9:51 AM, Tuesday, March 30, 2010
when you feel like you're tired, you've been trying way too hard to make things right, rest in the knowledge that He will guide your paths and remember to remember that the world does not depend on you alone, but God is in the bigger picture!
8:36 AM,
dinner today was great. he cooked meatballs, potatoes with lingonberry jam and french salad. the food was so good and the conversation too.
then i asked if he could play his guitar for me, and so we went to his room and he was really really good, having gone to music school. he tried to teach me a little but i was so bad at it. seriously i have no idea why i have problems remembering the fingerings of the chords, i mean, i am trained in grade 8 in piano - i should have some musical advantage at least right? haha.
yup. i think i overstayed my welcome too, felt bad about that because he has a class at 8am tomorrow. i should have asked if i was intruding... i stupidly just thought he had the whole night free and didn't say anything. he had to like, yawn obviously. then i got the hint and said it's late i should be going. hahs. rahhhh.
the more i hang out with him, the more i think we'll just be friends. haha. i don't know. but he is so cute. realised almost all his clothes are green. cos' they always match his eyes. hahaha. ahh. i don't feel the racing heartbeat or the jumpiness while waiting for his text message anymore cos' i think today just quenched the fire somehow. sighhhh. see how things turn out after i return from stockholm.

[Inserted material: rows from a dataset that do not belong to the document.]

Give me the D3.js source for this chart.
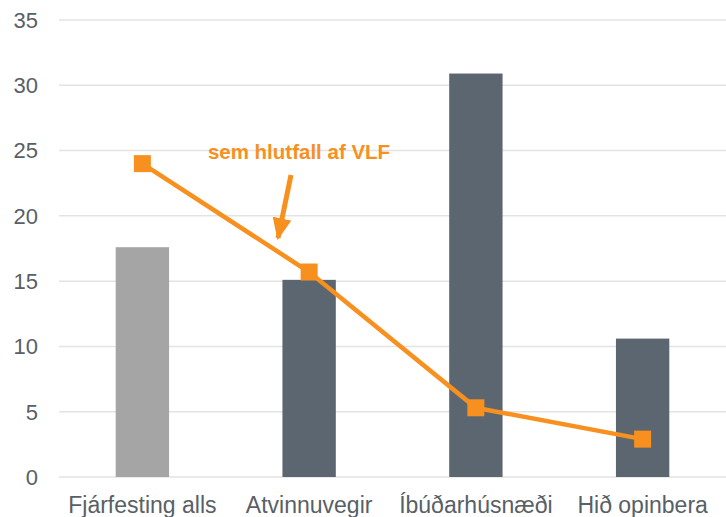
<!DOCTYPE html>
<html>
<head>
<meta charset="utf-8">
<script src="https://cdn.jsdelivr.net/npm/d3@7"></script>
<style>
  body { margin: 0; background: white; }
  text { font-family: "Liberation Sans", Arial, sans-serif; }
</style>
</head>
<body>
<div id="chart"></div>
<script>
const width = 726;
const height = 517;

const categories = ["Fjárfesting alls", "Atvinnuvegir", "Íbúðarhúsnæði", "Hið opinbera"];
const barValues = [17.6, 15.1, 30.9, 10.6];
const lineValues = [24.0, 15.7, 5.3, 2.9];
const yTicks = [0, 5, 10, 15, 20, 25, 30, 35];
const annotation = "sem hlutfall af VLF";

const margin = { top: 20, right: 0, bottom: 40, left: 59 };

let xScale = d3.scaleBand()
  .domain(categories)
  .range([margin.left, width - margin.right])
  .paddingInner(0.68)
  .paddingOuter(0.34);

let yScale = d3.scaleLinear()
  .domain([0, 35])
  .range([height - margin.bottom, margin.top]);

let svg = d3.select("#chart")
  .append("svg")
  .attr("width", width)
  .attr("height", height)
  .attr("viewBox", [0, 0, width, height]);

// gridlines
svg.append("g")
  .selectAll("line")
  .data(yTicks)
  .join("line")
    .attr("x1", margin.left)
    .attr("x2", width)
    .attr("y1", d => yScale(d))
    .attr("y2", d => yScale(d))
    .attr("stroke", "#e3e3e3")
    .attr("stroke-width", 1.5);

// y tick labels
svg.append("g")
  .selectAll("text")
  .data(yTicks)
  .join("text")
    .attr("x", 38)
    .attr("y", d => yScale(d))
    .attr("dy", "0.36em")
    .attr("text-anchor", "end")
    .attr("font-size", 22)
    .attr("fill", "#595f66")
    .text(d => d);

// bars
svg.append("g")
  .selectAll("rect")
  .data(barValues)
  .join("rect")
    .attr("x", (d, i) => xScale(categories[i]))
    .attr("width", xScale.bandwidth())
    .attr("y", d => yScale(d))
    .attr("height", d => yScale(0) - yScale(d))
    .attr("fill", (d, i) => i === 0 ? "#a5a5a5" : "#5b6670");

// category labels
svg.append("g")
  .selectAll("text")
  .data(categories)
  .join("text")
    .attr("x", d => xScale(d) + xScale.bandwidth() / 2)
    .attr("y", 513)
    .attr("text-anchor", "middle")
    .attr("font-size", 23)
    .attr("fill", "#595f66")
    .text(d => d);

// line
const cx = (d, i) => xScale(categories[i]) + xScale.bandwidth() / 2;
let line = d3.line()
  .x(cx)
  .y(d => yScale(d));

svg.append("path")
  .datum(lineValues)
  .attr("d", line)
  .attr("fill", "none")
  .attr("stroke", "#f7901e")
  .attr("stroke-width", 4.5);

svg.append("g")
  .selectAll("rect")
  .data(lineValues)
  .join("rect")
    .attr("x", (d, i) => cx(d, i) - 8.5)
    .attr("y", d => yScale(d) - 8.5)
    .attr("width", 17)
    .attr("height", 17)
    .attr("fill", "#f7901e");

// annotation
svg.append("text")
  .attr("x", 299)
  .attr("y", 159)
  .attr("text-anchor", "middle")
  .attr("font-size", 20.5)
  .attr("font-weight", "bold")
  .attr("fill", "#f7901e")
  .text(annotation);

svg.append("defs")
  .append("marker")
    .attr("id", "arrow")
    .attr("viewBox", [0, 0, 10, 10])
    .attr("refX", 9)
    .attr("refY", 5)
    .attr("markerWidth", 4.4)
    .attr("markerHeight", 3.8)
    .attr("orient", "auto")
    .attr("preserveAspectRatio", "none")
  .append("path")
    .attr("d", "M0,0L10,5L0,10Z")
    .attr("fill", "#f7901e");

svg.append("line")
  .attr("x1", 291)
  .attr("y1", 175)
  .attr("x2", 278)
  .attr("y2", 238)
  .attr("stroke", "#f7901e")
  .attr("stroke-width", 5)
  .attr("marker-end", "url(#arrow)");
</script>
</body>
</html>
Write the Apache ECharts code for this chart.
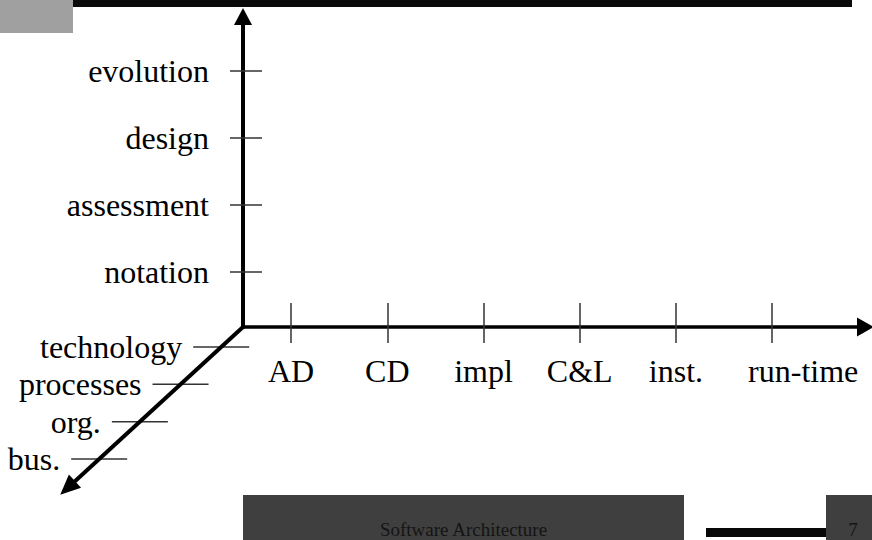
<!DOCTYPE html>
<html><head><meta charset="utf-8">
<script src="https://cdn.jsdelivr.net/npm/echarts@6/dist/echarts.min.js"></script>
<style>html,body{margin:0;padding:0;background:#fff}#c{width:872px;height:540px}</style>
</head><body><div id="c"></div>
<script>
// ---- data ----
const stages = ['AD', 'CD', 'impl', 'C&L', 'inst.', 'run-time'];
const concerns = ['notation', 'assessment', 'design', 'evolution'];
const scopes = ['technology', 'processes', 'org.', 'bus.'];
const footerTitle = 'Software Architecture';
const pageNumber = '7';

// ---- layout / style ----
const FONT = 'Liberation Serif';
const stageIdx = stages.map((s, i) => i);
const concernIdx = concerns.map((s, i) => i);
const X_MIN = -0.5, X_MAX = 5.97;
const Y_MIN = -0.82, Y_MAX = 3.81;
const D_MIN = -0.536, D_MAX = 3.777;
const mainGrid = { left: 243, top: 16.5, right: 6.5, bottom: 213 };
const tickStyle = { color: '#333', width: 1.5 };
const lastStage = stages.length - 1;

const chart = echarts.init(document.getElementById('c'), null, { renderer: 'svg' });
chart.setOption({
  animation: false,
  backgroundColor: '#fff',
  grid: [
    Object.assign({}, mainGrid),
    Object.assign({}, mainGrid),
    { left: 67.6, top: 327, width: 175.4, height: 161 }
  ],
  xAxis: [
    {
      type: 'value', gridIndex: 0, min: X_MIN, max: X_MAX,
      splitLine: { show: false },
      axisLine: { show: true, onZero: false, symbol: ['none', 'triangle'], symbolSize: [19, 17],
        lineStyle: { color: '#000', width: 3.5 } },
      axisTick: { show: true, inside: false, length: 16, customValues: stageIdx, lineStyle: tickStyle },
      axisLabel: {
        show: true, customValues: stageIdx, margin: 28,
        fontFamily: FONT, fontSize: 32, color: '#000',
        formatter: v => {
          const i = Math.round(v);
          return i === lastStage ? '{r|' + stages[i] + '}' : stages[i];
        },
        rich: { r: { padding: [0, 0, 0, 62], fontFamily: FONT, fontSize: 32, color: '#000' } }
      }
    },
    {
      type: 'value', gridIndex: 1, min: X_MIN, max: X_MAX,
      splitLine: { show: false },
      axisLine: { show: false, onZero: false },
      axisTick: { show: true, inside: true, length: 24, customValues: stageIdx, lineStyle: tickStyle },
      axisLabel: { show: false }
    },
    {
      type: 'value', gridIndex: 2, min: D_MIN, max: D_MAX, inverse: true, show: false
    }
  ],
  yAxis: [
    {
      type: 'value', gridIndex: 0, min: Y_MIN, max: Y_MAX,
      splitLine: { show: false },
      axisLine: { show: true, onZero: false, symbol: ['none', 'triangle'], symbolSize: [18, 17],
        lineStyle: { color: '#000', width: 4 } },
      axisTick: { show: true, inside: false, length: 13, customValues: concernIdx, lineStyle: tickStyle },
      axisLabel: {
        show: true, customValues: concernIdx, margin: 34,
        fontFamily: FONT, fontSize: 32, color: '#000',
        formatter: v => concerns[Math.round(v)]
      }
    },
    {
      type: 'value', gridIndex: 1, min: Y_MIN, max: Y_MAX,
      splitLine: { show: false },
      axisLine: { show: false, onZero: false },
      axisTick: { show: true, inside: true, length: 19, customValues: concernIdx, lineStyle: tickStyle },
      axisLabel: { show: false }
    },
    {
      type: 'value', gridIndex: 2, min: D_MIN, max: D_MAX, inverse: true, show: false
    }
  ],
  series: [
    {
      type: 'scatter', xAxisIndex: 2, yAxisIndex: 2, clip: false, silent: true,
      symbol: 'rect', symbolSize: [56, 1.5],
      itemStyle: { color: '#333', opacity: 1 },
      data: scopes.map((name, i) => ({ name, value: [i, i] })),
      label: {
        show: true, position: 'left', distance: 11, formatter: '{b}',
        fontFamily: FONT, fontSize: 32, color: '#000', opacity: 1
      },
      markLine: {
        silent: true, symbol: ['none', 'triangle'], symbolSize: [18, 20],
        label: { show: false },
        lineStyle: { color: '#000', width: 4, type: 'solid', opacity: 1 },
        data: [[{ coord: [D_MIN, D_MIN] }, { coord: [D_MAX, D_MAX] }]]
      }
    }
  ],
  graphic: [
    { type: 'rect', shape: { x: 0, y: 0, width: 73, height: 33 }, style: { fill: '#a0a0a0' } },
    { type: 'rect', shape: { x: 73, y: 0, width: 779, height: 7 }, style: { fill: '#0a0a0a' } },
    { type: 'rect', shape: { x: 243, y: 495, width: 441, height: 45 }, style: { fill: '#3f3f3f' } },
    { type: 'rect', shape: { x: 706, y: 528, width: 120, height: 9 }, style: { fill: '#080808' } },
    { type: 'rect', shape: { x: 826, y: 495, width: 46, height: 45 }, style: { fill: '#3f3f3f' } },
    { type: 'text', x: 463.5, y: 529, style: { text: footerTitle, fontFamily: FONT, fontSize: 19,
        fill: '#141414', textAlign: 'center', textVerticalAlign: 'middle' } },
    { type: 'text', x: 853, y: 529, style: { text: pageNumber, fontFamily: FONT, fontSize: 19,
        fill: '#141414', textAlign: 'center', textVerticalAlign: 'middle' } }
  ]
});
</script>
</body></html>
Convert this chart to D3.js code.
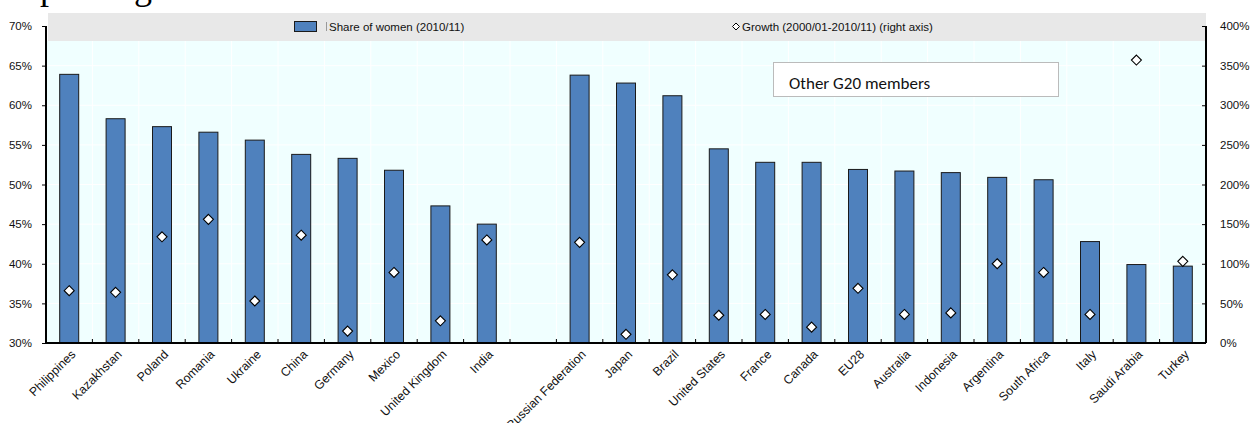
<!DOCTYPE html>
<html><head><meta charset="utf-8">
<script src="https://cdn.jsdelivr.net/npm/d3@7"></script>
<style>body{margin:0;background:#fff;}svg{display:block;}</style>
</head><body>
<svg id="c" width="1250" height="423"></svg>
<script>
const categories = ["Philippines","Kazakhstan","Poland","Romania","Ukraine","China","Germany","Mexico","United Kingdom","India","",
  "Russian Federation","Japan","Brazil","United States","France","Canada","EU28","Australia","Indonesia","Argentina","South Africa","Italy","Saudi Arabia","Turkey"];
const shareWomen = [63.9,58.3,57.3,56.6,55.6,53.8,53.3,51.8,47.3,45.0,null,
  63.8,62.8,61.2,54.5,52.8,52.8,51.9,51.7,51.5,50.9,50.6,42.8,39.9,39.7];
const growth = [66,64,134,156,53,136,15,89,28,130,null,
  127,11,86,35,36,20,69,36,38,100,89,36,357,103];
const leftTicks = [30,35,40,45,50,55,60,65,70];
const rightTicks = [0,50,100,150,200,250,300,350,400];
const legendLabels = ["Share of women (2010/11)","Growth (2000/01-2010/11) (right axis)"];
const boxLabel = "Other G20 members";

const svg = d3.select("#c");
const L=46, R=1206, T=26, B=343;
const x = d3.scaleBand().domain(d3.range(categories.length)).range([L,R]).padding(0);
const yL = d3.scaleLinear().domain([30,70]).range([B,T]);
const yR = d3.scaleLinear().domain([0,400]).range([B,T]);
const font = "'Liberation Sans', Arial, sans-serif";
const diamond = r => `M0,${-r}L${r},0L0,${r}L${-r},0Z`;

// cut-off title fragment
svg.append("text").attr("x",40).attr("y",-1).attr("font-family","'Liberation Serif', 'Times New Roman', serif")
  .attr("font-size",36).attr("letter-spacing",4).attr("fill","#000").text("paring");

// plot background
svg.append("rect").attr("x",L).attr("y",41).attr("width",R-L).attr("height",B-41).attr("fill","#f0ffff");
// grid
svg.append("g").selectAll("line").data(leftTicks).join("line")
  .attr("x1",L).attr("x2",R).attr("y1",d=>yL(d)).attr("y2",d=>yL(d)).attr("stroke","#fff").attr("stroke-width",1);
svg.append("g").selectAll("line").data(d3.range(1,categories.length)).join("line")
  .attr("x1",d=>x(d)).attr("x2",d=>x(d)).attr("y1",T).attr("y2",B).attr("stroke","#fff").attr("stroke-width",1);

// legend band
svg.append("rect").attr("x",48).attr("y",13).attr("width",R-48).attr("height",28).attr("fill","#e8e8e8");
svg.append("rect").attr("x",294.5).attr("y",21.5).attr("width",22).attr("height",10).attr("fill","#4f81bd").attr("stroke","#1a1a1a");
svg.append("line").attr("x1",326.5).attr("x2",326.5).attr("y1",22).attr("y2",31).attr("stroke","#999");
svg.append("text").attr("x",329).attr("y",30.5).attr("font-family",font).attr("font-size",11.5).attr("fill","#111").text(legendLabels[0]);
svg.append("path").attr("d",diamond(3.5)).attr("transform","translate(736,26.5)")
  .attr("fill","#fff").attr("stroke","#000").attr("stroke-width",1);
svg.append("text").attr("x",742).attr("y",30.5).attr("font-family",font).attr("font-size",11.5).attr("fill","#111").text(legendLabels[1]);

// bars
const bw = 19;
svg.append("g").selectAll("rect").data(shareWomen.map((v,i)=>({v,i})).filter(d=>d.v!==null)).join("rect")
  .attr("x",d=>x(d.i)+x.bandwidth()/2-bw/2).attr("width",bw)
  .attr("y",d=>yL(d.v)).attr("height",d=>B-yL(d.v))
  .attr("fill","#4f81bd").attr("stroke","#1a1a1a").attr("stroke-width",1);

// diamonds
svg.append("g").selectAll("path").data(growth.map((v,i)=>({v,i})).filter(d=>d.v!==null)).join("path")
  .attr("d",diamond(5))
  .attr("transform",d=>`translate(${x(d.i)+x.bandwidth()/2},${yR(d.v)})`)
  .attr("fill","#fff").attr("stroke","#000").attr("stroke-width",1.1);

// box
svg.append("rect").attr("x",773.5).attr("y",62.5).attr("width",285).attr("height",34).attr("fill","#fff").attr("stroke","#bbb");
svg.append("text").attr("x",789).attr("y",89).attr("font-family","Carlito, Calibri, 'Open Sans', sans-serif").attr("font-size",17).attr("fill","#111").text(boxLabel);

// axes
const axL = svg.append("g").attr("transform",`translate(${L},0)`)
  .call(d3.axisLeft(yL).tickValues(leftTicks).tickFormat(d=>d+"%").tickSize(4).tickPadding(10));
const axR = svg.append("g").attr("transform",`translate(${R},0)`)
  .call(d3.axisRight(yR).tickValues(rightTicks).tickFormat(d=>d+"%").tickSizeInner(-4).tickSizeOuter(0).tickPadding(14));
[axL,axR].forEach(a=>{
  a.select(".domain").attr("stroke","#000").attr("stroke-width",2);
  a.selectAll("text").attr("font-family",font).attr("font-size",11.5).attr("fill","#111");
});
axL.select(".domain").attr("d",`M0,${T}V${B}`);
axR.select(".domain").attr("d",`M0,${T}V${B}`);

// x axis
const xa = svg.append("g").attr("transform",`translate(0,${B})`);
xa.append("line").attr("x1",L).attr("x2",R).attr("stroke","#000").attr("stroke-width",2);
xa.selectAll("line.t").data(d3.range(1,categories.length)).join("line").attr("class","t")
  .attr("x1",d=>x(d)).attr("x2",d=>x(d)).attr("y1",0).attr("y2",-4).attr("stroke","#000");
xa.selectAll("text").data(categories.map((c,i)=>({c,i}))).join("text")
  .attr("transform",d=>`translate(${x(d.i)+x.bandwidth()/2+4},${9}) rotate(-45)`)
  .attr("text-anchor","end").attr("font-family",font).attr("font-size",12.3).attr("fill","#111")
  .attr("dy","0.35em").text(d=>d.c);
</script>
</body></html>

God always manages to surprise me with his goodness. i should just learn how to rest in faith and accept whatever comes and not try to anticipate or anything.
4:47 AM, Sunday, March 28, 2010
there are times when i just get pangs of wanting to see him. like these few weeks, all i'm looking forward to is when is the next time i can see him again. i keep counting down the days.
he sent me a nice friendly message from goteborg which made my heart skip a beat - "big hugs from GBG!" hee. so teenage-girly right.
i wish i had him on facebook or something, at least a picture to look at? but i think there's something about the swedes and the whole let's-not-add-each-other-on-facebook-first thing? so i dare not ask. i don't know - in singapore, it's like the first thing you ask for after your number.
monday monday monday.
1:41 AM,
rah i'm so bored with nothing to do. took out two mushrooms from the fridge, wrapped them with bacon and baking them at the moment. i've been doing my paper for a whole day now and i've got a headache :(
4:23 AM, Wednesday, March 24, 2010
everytime i wait for a text from him, i feel like my heart is going to beat right out of my chest.
don't like this feeling. i feel too... volatile.
rah. exam tomorrow. how to studyyyy.
8:12 PM, Saturday, March 20, 2010
i don't want to wake from this beautiful dream.
12:06 AM, Friday, March 19, 2010
unbelievable.sings, plays the guitar and the drums in a band. writes his own songs. plays football in a team. loves volunteer work. loves travelling. gentlemanly. cute. funny.
somebody PINCH ME.
it seems too good to be true. no matter what this is, thank you, God, for moments like these. ((:
9:48 PM, Monday, March 15, 2010
working at a club.you stand behind the bar, sober as a judge, taking orders from intoxicated people. the music pulsates, you see them dancing. they're in a world of their own. you are, too, keenly observing them. as if the bar, which separates you from the dance floor, is a wall separating you from another dimension. they scream, they laugh, they ask for another drink. you give it to them.
7:49 AM, Monday, March 01, 2010
it was just a day, and suddenly all the snow was gone. spring is here i guess. man I'm starting to miss the snow already. the silence, whiteness, and stillness of everything. that's the end of the only winter i'll probably ever experience in my life.